Ideas from other schools include increasing student outreach.

Missouri Students Association President Tim Noce, Vice President Danielle Bellis and Student Court Chief Justice Lischen Reeves attended the Big 12 Student Government Conference hosted by Baylor University in Waco, Texas, last weekend.

“The theme of this conference was servant leadership,” Noce said. “It was about being a steward to your goals as a leader.” Reeves said there were speakers who came to talk about leadership and putting students before the student government’s personal interests.

Noce said the conference was beneficial to MU’s student government. Attendees were able to look at the other Big 12 student governments and find out how they operated and differed from MSA.

“We all got to share our ideas with each other,” Reeves said. “It was good to see what other governments do. Everyone has their own system that works for them.”

The MU representatives found differences between MU’s student government and other Big 12 student governments, such as the type of term and the vice president’s position.

“We had a lot more experience than others at the conference because we’ve held our positions longer,” Noce said. “MU is the only university (in the Big 12) that doesn’t start their presidential term during the academic school year. We start ours in January and go a whole year.”

Bellis said several schools had two vice presidents who had their own set agendas.

“One was for internal affairs and one was for external affairs,” Bellis said.

Noce said they came back with several ideas about what could be done on campus. Ideas range from student outreach to serving hot chocolate.

"One of the simplest things we heard about that OU, A&M and OSU do is give out hot chocolate in places much like our own Speakers Circle,” Noce said. “No one can turn that down on a cold day. This would be a great way to hear from our constituents."

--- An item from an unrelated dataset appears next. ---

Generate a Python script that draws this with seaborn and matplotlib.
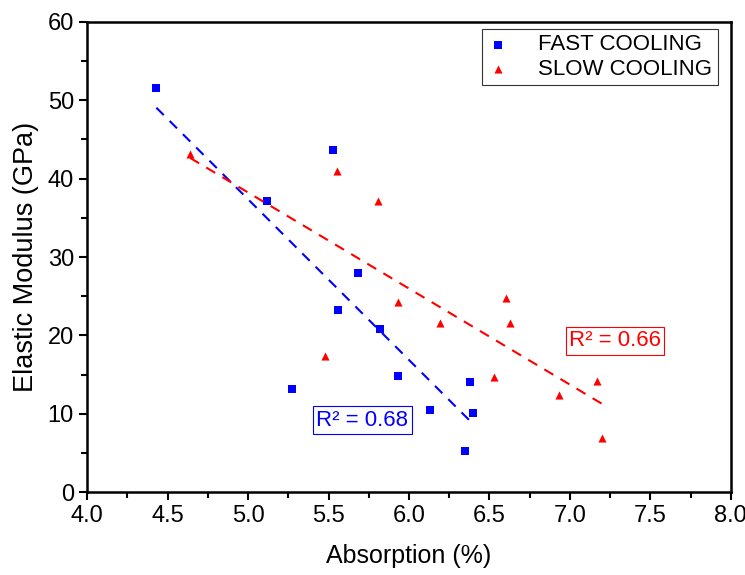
# libraries
import numpy as np
import pandas as pd
import matplotlib
matplotlib.use('Agg')
import matplotlib.pyplot as plt
from matplotlib.ticker import MultipleLocator, FormatStrFormatter
import seaborn as sns

# data
fast_absorption = [4.43, 5.12, 5.53, 5.68, 5.56, 5.82, 5.27, 5.93, 6.13, 6.38, 6.40, 6.35]
fast_modulus = [51.5, 37.2, 43.6, 28.0, 23.2, 20.8, 13.2, 14.8, 10.5, 14.0, 10.1, 5.2]
slow_absorption = [4.64, 5.55, 5.81, 5.93, 6.19, 5.48, 6.60, 6.63, 6.53, 6.93, 7.17, 7.20]
slow_modulus = [43.1, 41.0, 37.1, 24.3, 21.6, 17.4, 24.8, 21.6, 14.7, 12.4, 14.2, 6.9]
r2_labels = ['R² = 0.68', 'R² = 0.66']

fast = pd.DataFrame({'Absorption': fast_absorption, 'Modulus': fast_modulus})
slow = pd.DataFrame({'Absorption': slow_absorption, 'Modulus': slow_modulus})

sns.set_style('ticks')
plt.rcParams['font.family'] = ['Liberation Sans', 'DejaVu Sans']
plt.rcParams['text.color'] = 'black'
plt.rcParams['axes.labelcolor'] = 'black'
plt.rcParams['xtick.color'] = 'black'
plt.rcParams['ytick.color'] = 'black'

fig = plt.figure(figsize=(7.45, 5.75), dpi=100)
ax = fig.add_axes([0.117, 0.144, 0.864, 0.818])

# scatter points
sns.scatterplot(data=fast, x='Absorption', y='Modulus', marker='s', color='#0000ff',
                s=28, linewidth=0, ax=ax, label='FAST COOLING')
sns.scatterplot(data=slow, x='Absorption', y='Modulus', marker='^', color='#ff0000',
                s=34, linewidth=0, ax=ax, label='SLOW COOLING')

# linear fits
sns.regplot(data=fast, x='Absorption', y='Modulus', scatter=False, ci=None, truncate=True,
            color='#0000ff', line_kws={'linestyle': (0, (5, 4)), 'linewidth': 1.5}, ax=ax)
sns.regplot(data=slow, x='Absorption', y='Modulus', scatter=False, ci=None, truncate=True,
            color='#ff0000', line_kws={'linestyle': (0, (5, 4)), 'linewidth': 1.5}, ax=ax)

# R² boxes
ax.text(5.71, 9.2, r2_labels[0], color='#0000ff', fontsize=16, ha='center', va='center',
        bbox=dict(boxstyle='square,pad=0.15', fc='white', ec='#0000ff', lw=0.8))
ax.text(7.28, 19.3, r2_labels[1], color='#ff0000', fontsize=16, ha='center', va='center',
        bbox=dict(boxstyle='square,pad=0.15', fc='white', ec='#ff0000', lw=0.8))

# axes
ax.set_xlim(4.0, 8.0)
ax.set_ylim(0, 60)
ax.xaxis.set_major_locator(MultipleLocator(0.5))
ax.xaxis.set_minor_locator(MultipleLocator(0.25))
ax.yaxis.set_major_locator(MultipleLocator(10))
ax.yaxis.set_minor_locator(MultipleLocator(5))
ax.xaxis.set_major_formatter(FormatStrFormatter('%.1f'))
ax.tick_params(which='major', direction='out', length=6, width=1.5, labelsize=17)
ax.tick_params(which='minor', direction='out', length=4, width=1.5)
for sp in ax.spines.values():
    sp.set_visible(True)
    sp.set_linewidth(1.8)
    sp.set_color('black')
ax.set_xlabel('Absorption (%)', fontsize=18, labelpad=12)
ax.set_ylabel('Elastic Modulus (GPa)', fontsize=19.5, labelpad=6)

leg = ax.legend(loc='upper right', fontsize=16, frameon=True, fancybox=False,
                edgecolor='black', handlelength=1.0, handletextpad=1.3, borderpad=0.25,
                labelspacing=0.15, borderaxespad=0, bbox_to_anchor=(0.98, 0.985))
leg.get_frame().set_linewidth(0.8)

fig.savefig('out.png', dpi=100)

Noce said at KU, there is an outreach requirement for the senators. In order to be a senator, they must put in a certain number of hours of student outreach or they will be dismissed from their senator position.

Another program that was discussed was “The Big Event,” an event started by Texas A&M 28 years ago that dedicates a day to serving the community.

“It’s a day of community service,” Bellis said. “They get thousands of students to go into the city and mow lawns and such. It is inspiring, and we may try to push for more community service off campus.”

A major point that was presented at the conference was the three circles that each symbolized an important aspect of student government the members of the government needed to be aware of. They are the circles of control, influence and concern, Noce said.

“The circle of control is what can be changed instantly with votes,” Noce said. “The circle of influence is like meeting with the chancellor or vice chancellor to get something done. The circle of concern is larger than the other circles and focuses on addressing what the students care about."

Noce said he is in the process of making a document of everything he learned from the conference and will present it to MSA before the end of the semester.

“It was a fact-finding experience,” Noce said. “Since our term (as president and vice president) is ending, we’re taking things back to whoever wins the election.”